Passé le délai de trente mois, toutes les dispositions de l’ordonnance sont caduques, y compris l’autorisation d’introduire l’instance.

Les mesures provisoires sont également caduques en cas de réconciliation des époux.

La jurisprudence avait pu considérer, sous l’empire de la législation antérieure, que l’autorisation d’assigner était soumise à la règle de péremption biennale.

La nouvelle rédaction écarte dorénavant une telle interprétation. En effet la péremption n’affecte que les actes diligentés en cours d’instance.

Or il ne fait désormais aucun doute que, du strict point de vue procédural, l’instance ne commence qu’à l’assignation et non à la requête en divorce.

==> Appel des mesures provisoires

L’article 1119 du Code de procédure civile prévoit que la décision relative aux mesures provisoires est susceptible d’appel dans les quinze jours de sa notification.

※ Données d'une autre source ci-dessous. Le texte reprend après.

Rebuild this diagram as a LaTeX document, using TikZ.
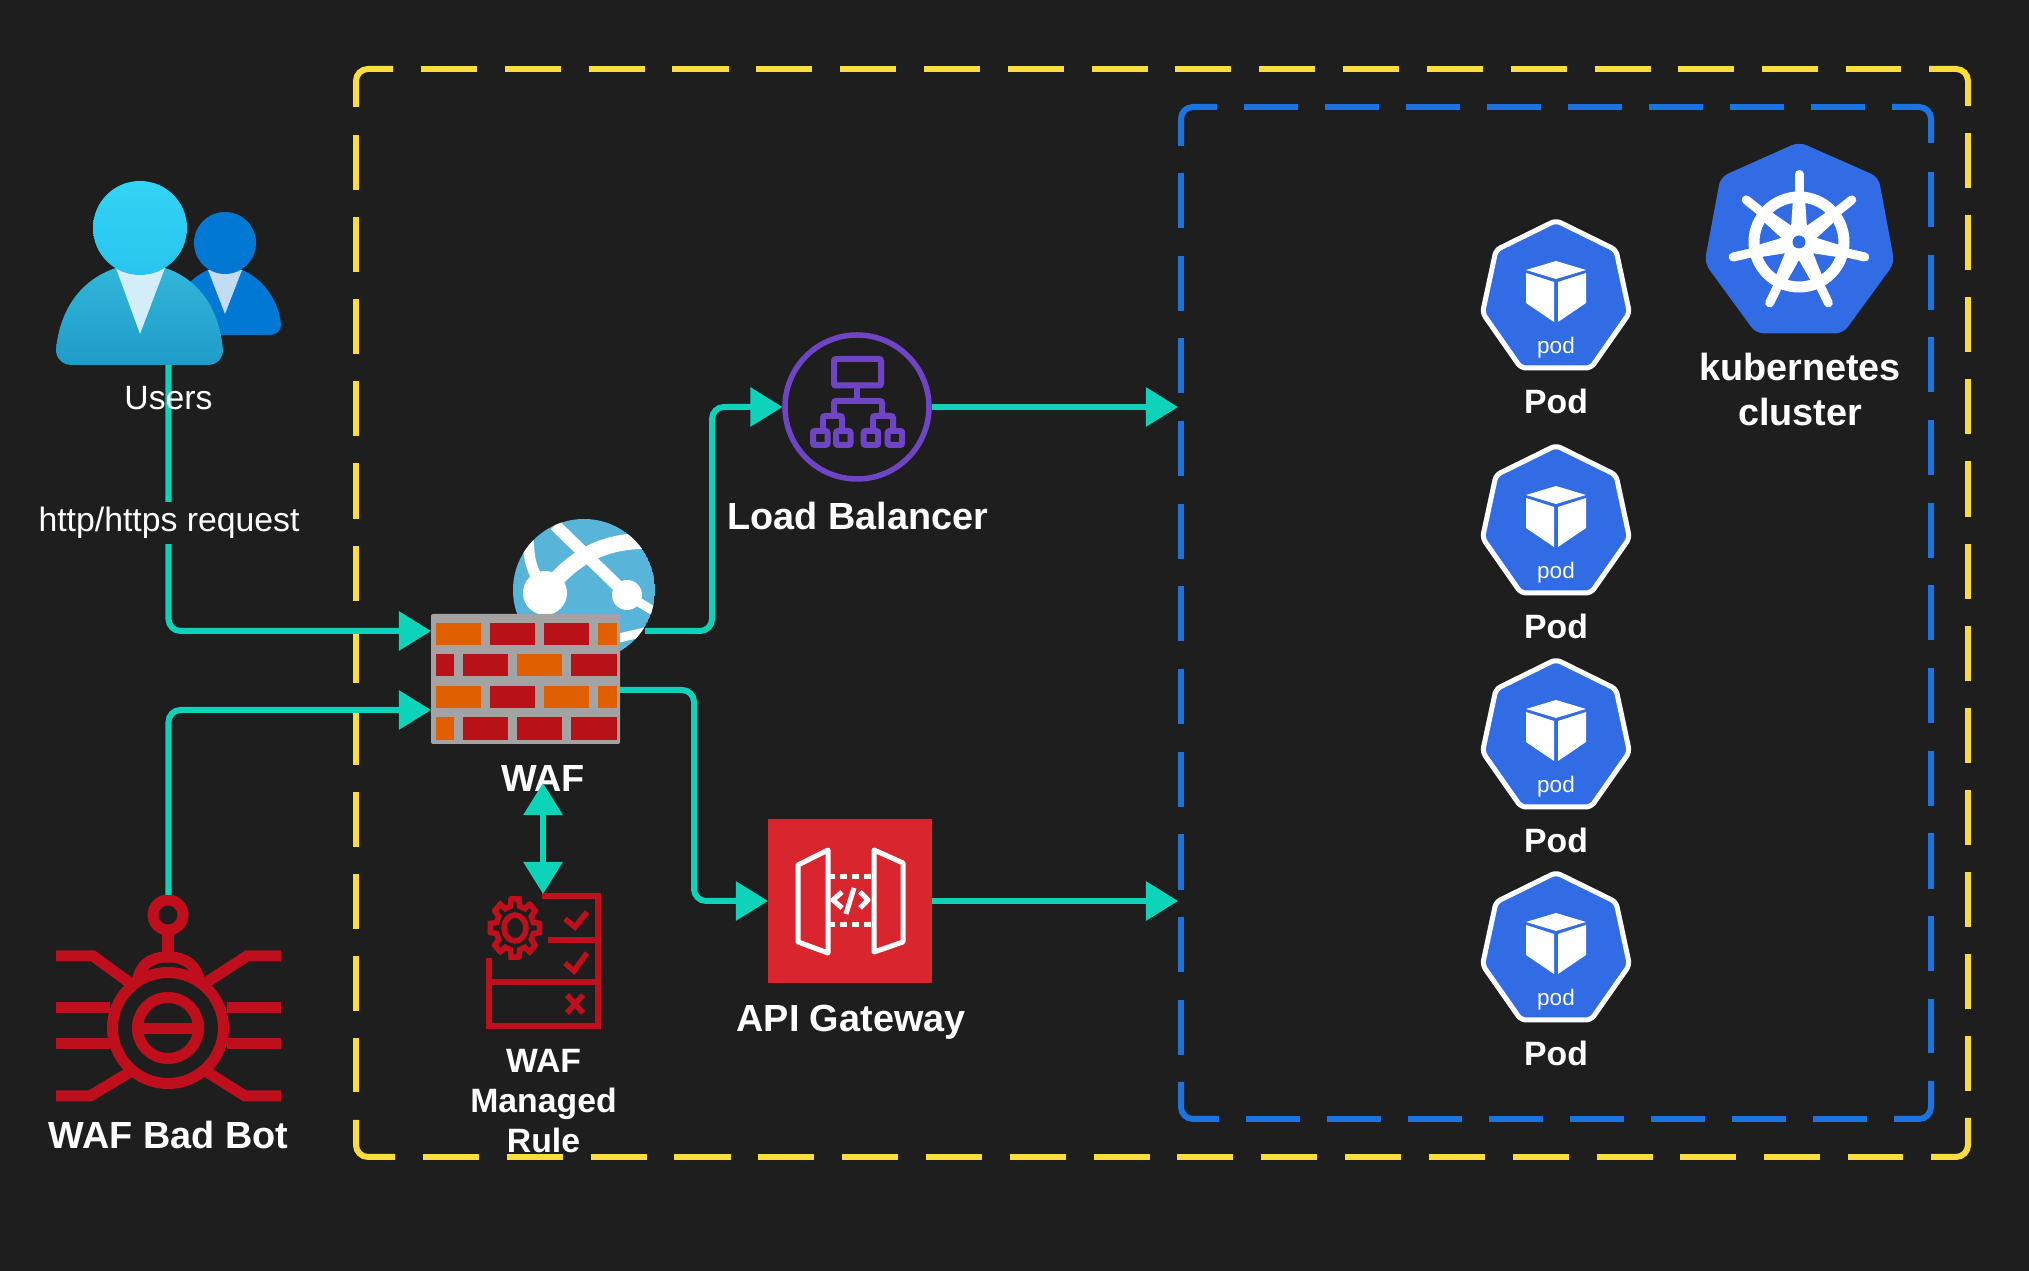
\documentclass[tikz,border=0pt]{standalone}
\usepackage{fontspec}
\setmainfont{Liberation Sans}
\usetikzlibrary{arrows.meta}
\definecolor{bgdark}{HTML}{1E1E1E}
\definecolor{flowteal}{HTML}{0DD3BB}
\definecolor{wafyellow}{HTML}{FBDC3C}
\definecolor{k8sblue}{HTML}{1B74E0}
\definecolor{podblue}{HTML}{326CE5}
\definecolor{botred}{HTML}{C00F1C}
\definecolor{brickred}{HTML}{B81218}
\definecolor{brickorange}{HTML}{E05F00}
\definecolor{wallgrey}{HTML}{A3A3A3}
\definecolor{lbpurple}{HTML}{6F45C6}
\definecolor{apired}{HTML}{D9262E}
\definecolor{globeblue}{HTML}{59B4D9}
\definecolor{userdark}{HTML}{0078D4}
\definecolor{usertie}{HTML}{C3DCF2}
\definecolor{bigtie}{HTML}{D3EEF9}
\definecolor{bodytop}{HTML}{32B6D9}
\definecolor{bodybot}{HTML}{1F9BC8}
\definecolor{headtop}{HTML}{32D4F5}
\definecolor{headbot}{HTML}{29C4EE}
\tikzset{
  px/.style={line width=#1*0.2845pt},
  flow/.style={draw=flowteal,px=6,rounded corners=.12cm,-{Triangle[length=.32cm,width=.38cm]}},
  flowboth/.style={draw=flowteal,px=6,{Triangle[length=.32cm,width=.38cm]}-{Triangle[length=.32cm,width=.38cm]}},
  iconbox/.style={inner sep=0pt,outer sep=0pt},
  boldlabel/.style={text=white,align=center,font=\fontsize{10.75}{11.4}\selectfont\bfseries},
  smalllabel/.style={text=white,align=center,font=\fontsize{9.6}{11.4}\selectfont\bfseries},
  plainlabel/.style={text=white,font=\fontsize{9.6}{11}\selectfont},
  outeredge/.style={draw=wafyellow,px=6,rounded corners=.12cm},
  outerwide/.style={outeredge,dash pattern=on .56cm off .2778cm},
  outertall/.style={outeredge,dash pattern=on .55cm off .2708cm},
  inneredge/.style={draw=k8sblue,px=6,rounded corners=.12cm},
  innerwide/.style={inneredge,dash pattern=on .54cm off .27cm},
  innertall/.style={inneredge,dash pattern=on .55cm off .2764cm},
  botline/.style={draw=botred,px=11},
  ruleline/.style={draw=botred,px=5.5},
  lbline/.style={draw=lbpurple,px=6,rounded corners=.02cm},
  apiline/.style={draw=white,px=5,line join=round},
}
\newcommand{\brickrow}[2]{%
  \foreach \xa/\xb/\brickcol in {#2} {
    \fill[\brickcol] (\xa,#1) rectangle (\xb,#1+22.5);
  }}
\begin{document}
\begin{tikzpicture}[x=.01cm,y=-.01cm]
\useasboundingbox (0,0) rectangle (2029,1271);
\fill[bgdark] (0,0) rectangle (2029,1271);

% outer box
\draw[outeredge] (356,107) -- (356,69) -- (393,69);
\draw[outerwide] (421,69) -- (1901,69);
\draw[outeredge] (1929,69) -- (1968,69) -- (1968,106);
\draw[outertall] (1968,133) -- (1968,1091);
\draw[outeredge] (1968,1118) -- (1968,1157) -- (1931,1157);
\draw[outerwide] (423,1157) -- (1903,1157);
\draw[outeredge] (395,1157) -- (356,1157) -- (356,1120);
\draw[outertall] (356,135) -- (356,1092);

% inner box
\draw[inneredge] (1181,146) -- (1181,107) -- (1217,107);
\draw[innerwide] (1244,107) -- (1866,107);
\draw[inneredge] (1892,107) -- (1931,107) -- (1931,143);
\draw[innertall] (1931,172) -- (1931,1053);
\draw[inneredge] (1931,1081) -- (1931,1119) -- (1894,1119);
\draw[innerwide] (1246,1119) -- (1867,1119);
\draw[inneredge] (1219,1119) -- (1181,1119) -- (1181,1082);
\draw[innertall] (1181,173) -- (1181,1055);

% users
\fill[userdark] (170,335) -- (270,335) .. controls (277,335) and (281,330) .. (281,325) .. controls (279,300) and (262,278) .. (242,270) -- (208,270) .. controls (190,278) and (175,295) .. (170,320) -- cycle;
\fill[usertie] (208,270) -- (242,270) -- (225,314) -- cycle;
\fill[userdark] (225,243) circle (31);
\shade[top color=bodytop,bottom color=bodybot] (72,365) .. controls (62,365) and (56,358) .. (56,350) .. controls (60,305) and (85,278) .. (116,268) -- (165,268) .. controls (196,278) and (219,305) .. (223,350) .. controls (223,358) and (217,365) .. (208,365) -- cycle;
\fill[bigtie] (116,268) -- (165,268) -- (140,334) -- cycle;
\shade[top color=headtop,bottom color=headbot] (140,228) circle (47);
\node[iconbox,minimum width=2.25cm,minimum height=2.05cm] (users) at (168.5,262.5) {};

% bad bot
\draw[botline] (168,915) circle (15);
\draw[botline] (168,930) -- (168,957);
\draw[botline] (137,982) .. controls (140,965) and (150,957) .. (168,957) .. controls (186,957) and (196,965) .. (200,982);
\draw[botline] (168,1028) circle (55.5);
\draw[botline] (168,1028) circle (30.5);
\draw[botline] (137,1029) -- (199,1029);
\draw[botline] (56,956) -- (93,956) -- (130,983);
\draw[botline] (281,956) -- (247,956) -- (207,982);
\draw[botline] (56,1008) -- (110,1008);
\draw[botline] (227,1008) -- (281,1008);
\draw[botline] (56,1044) -- (110,1044);
\draw[botline] (227,1044) -- (281,1044);
\draw[botline] (56,1096) -- (90,1096) -- (130,1072);
\draw[botline] (281,1096) -- (245,1096) -- (207,1072);
\node[iconbox,minimum width=2.25cm,minimum height=2.06cm] (bot) at (168.5,998) {};

% globe and wall
\begin{scope}
\clip (584,590) circle (71);
\fill[globeblue] (584,590) circle (71);
\draw[white,px=16] (545,593) .. controls (570,560) and (600,541) .. (645,541);
\draw[white,px=12] (555,525) -- (627,595);
\draw[white,px=9] (627,595) -- (660,615);
\draw[white,px=11] (528,540) .. controls (530,565) .. (545,593);
\draw[white,px=9] (610,640) -- (645,632);
\fill[white] (545,593) circle (22);
\fill[white] (627,595) circle (15);
\end{scope}
\fill[wallgrey,rounded corners=.02cm] (431,614) rectangle (620,744);
\brickrow{622.7}{436/481/brickorange,490/535/brickred,544/589/brickred,598/617/brickorange}
\brickrow{654}{436/454/brickred,463/508/brickred,517/562/brickorange,571/617/brickred}
\brickrow{685.7}{436/481/brickorange,490/535/brickred,544/589/brickorange,598/617/brickorange}
\brickrow{717.5}{436/454/brickorange,463/508/brickred,517/562/brickred,571/617/brickred}
\node[iconbox,minimum width=1.89cm,minimum height=1.30cm] (wall) at (525.5,679) {};
\coordinate (wallinA) at (431,631);
\coordinate (wallinB) at (431,710);
\coordinate (walloutA) at (645,631);
\coordinate (walloutB) at (620,690);

% load balancer
\node[iconbox,circle,minimum size=1.49cm] (lb) at (857,407) {};
\draw[draw=lbpurple,px=5.5] (857,407) circle (72);
\draw[lbline] (834,359) rectangle (881,385.5);
\draw[lbline] (857,388) -- (857,401);
\draw[lbline] (834,416) -- (834,401) -- (882,401) -- (882,416);
\draw[lbline] (823,428) -- (823,416) -- (842,416) -- (842,428);
\draw[lbline] (873,428) -- (873,416) -- (893,416) -- (893,428);
\foreach \xleft in {813,836,863.7,887.7} {
  \draw[lbline] (\xleft,431) rectangle (\xleft+14.5,445);
}

% api gateway
\node[iconbox,fill=apired,minimum size=1.64cm] (api) at (850,901) {};
\draw[apiline] (828,850) -- (798,865) -- (798,942) -- (828,953) -- cycle;
\draw[apiline] (874,850) -- (903,863) -- (903,942) -- (874,952) -- cycle;
\draw[apiline,dash pattern=on .07cm off .05cm] (828,877) -- (874,877);
\draw[apiline,dash pattern=on .07cm off .05cm] (828,925) -- (874,925);
\draw[apiline] (842,892) -- (833,900) -- (842,908);
\draw[apiline] (860,892) -- (868,900) -- (860,908);
\draw[apiline] (854,888) -- (846,914);

% waf rule
\draw[ruleline] (542,896) -- (598,896) -- (598,1026) -- (489,1026) -- (489,958);
\draw[ruleline] (548,940) -- (598,940);
\draw[ruleline] (489,982) -- (598,982);
\draw[ruleline] (565,919) -- (575,927) -- (587,912);
\draw[ruleline] (565,963) -- (574,971) -- (587,953);
\draw[ruleline] (567,995) -- (583,1013);
\draw[ruleline] (583,995) -- (567,1013);
\begin{scope}[shift={(515,928)},yscale=1.18]
\draw[ruleline] (0,0) circle (11);
\foreach \gearang in {0,45,...,315} {
  \draw[ruleline,line cap=round] (\gearang-9:25) -- (\gearang+9:25) -- (\gearang+14:19) -- (\gearang+31:19) -- (\gearang+36:25);
}
\end{scope}
\node[iconbox,minimum width=1.10cm,minimum height=1.32cm] (rule) at (543,960) {};

% kubernetes
\fill[podblue,rounded corners=.08cm] (1799,142) -- (1878.5,177) -- (1894.5,263) -- (1843,333.5) -- (1756,333.5) -- (1704.5,263) -- (1720.5,177) -- cycle;
\begin{scope}[shift={(1799,242)}]
\draw[white,px=11] (0,0) circle (45);
\foreach \spokeang in {0,1,...,6} {
  \begin{scope}[rotate=90+\spokeang*360/7]
  \fill[white] (0,-9) -- (50,-5.5) -- (50,5.5) -- (0,9) -- cycle;
  \draw[white,px=9,line cap=round] (45,0) -- (67.5,0);
  \end{scope}
}
\fill[white] (0,0) circle (15);
\fill[podblue] (0,0) circle (6.5);
\end{scope}

% pods
\foreach \podname/\podtop in {podA/220,podB/445,podC/659,podD/872} {
\begin{scope}[shift={(1556,\podtop)}]
\draw[draw=white,fill=podblue,px=5,rounded corners=.05cm] (0,0.5) -- (60,30) -- (73.5,93) -- (35,148) -- (-35,148) -- (-73.5,93) -- (-60,30) -- cycle;
\fill[white] (0,41) -- (-30,50) -- (0,59) -- (30,50) -- cycle;
\fill[white] (-30,53) -- (-2,62) -- (-2,102) -- (-30,83) -- cycle;
\fill[white] (2,62) -- (30,53) -- (30,83) -- (2,102) -- cycle;
\node[text=white,font=\fontsize{6.4}{8}\selectfont] (\podname text) at (0,128) {pod};
\node[smalllabel] (\podname) at (0,181) {Pod};
\end{scope}
}

% connectors
\node[boldlabel] (waflabel) at (543,779) {WAF};
\draw[flow] (users.south) |- (wallinA);
\draw[flow] (bot.north) |- (wallinB);
\draw[flow] (walloutA) -- (712,631) |- (lb.west);
\draw[flow] (walloutB) -- (694,690) |- (api.west);
\coordinate (wafbelow) at (543,783);
\draw[flowboth] (wafbelow) -- (rule.north);
\coordinate (lbout) at (1178,407);
\coordinate (apiout) at (1178,901);
\draw[flow] (lb.east) -- (lbout);
\draw[flow] (api.east) -- (apiout);

% labels
\node[plainlabel] (userslabel) at (168.5,398.5) {Users};
\node[plainlabel,fill=bgdark,inner sep=1.5pt] (reqlabel) at (169,523) {http/https request};
\node[boldlabel] (lblabel) at (858,516) {Load Balancer};
\node[boldlabel] (apilabel) at (851,1022) {API Gateway};
\node[boldlabel] (botlabel) at (168.5,1135) {WAF Bad Bot};
\node[smalllabel] (rulelabel) at (543.5,1101) {WAF\\Managed\\Rule};
\node[boldlabel,font=\fontsize{10.75}{12.8}\selectfont\bfseries] (k8slabel) at (1800,389.5) {kubernetes\\cluster};
\end{tikzpicture}
\end{document}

==> Modification des mesures provisoires

L’article 1118 du Code de procédure civile dispose que, postérieurement au prononcé de l’ordonnance de non-conciliation, le juge aux affaires familiales peut, jusqu’au dessaisissement de la juridiction, supprimer, modifier ou compléter les mesures provisoires qu’il a prescrites, en cas de survenance d’un fait nouveau.

L’alinéa 2 précise que lorsque la demande est formée avant l’introduction de l’instance, elle est instruite et jugée selon les modalités de droit commun applicables aux procédures autres que le divorce et relevant du juge aux affaires familiales.

Le juge devra par conséquent être saisi en la forme des référés ou par requête.

En cas d’appel, cette compétence est dévolue, selon le cas, au Premier Président de la Cour d’appel ou au conseiller de la mise en état.

V) Les voies de recours

L’article 1112 du Code de procédure civile prévoit que l’ordonnance de non-conciliation est susceptible d’appel dans les quinze jours de sa notification, mais seulement quant à la compétence et aux mesures provisoires.

Pour le reste, les époux ne pourront pas faire appel de la décision du JAF.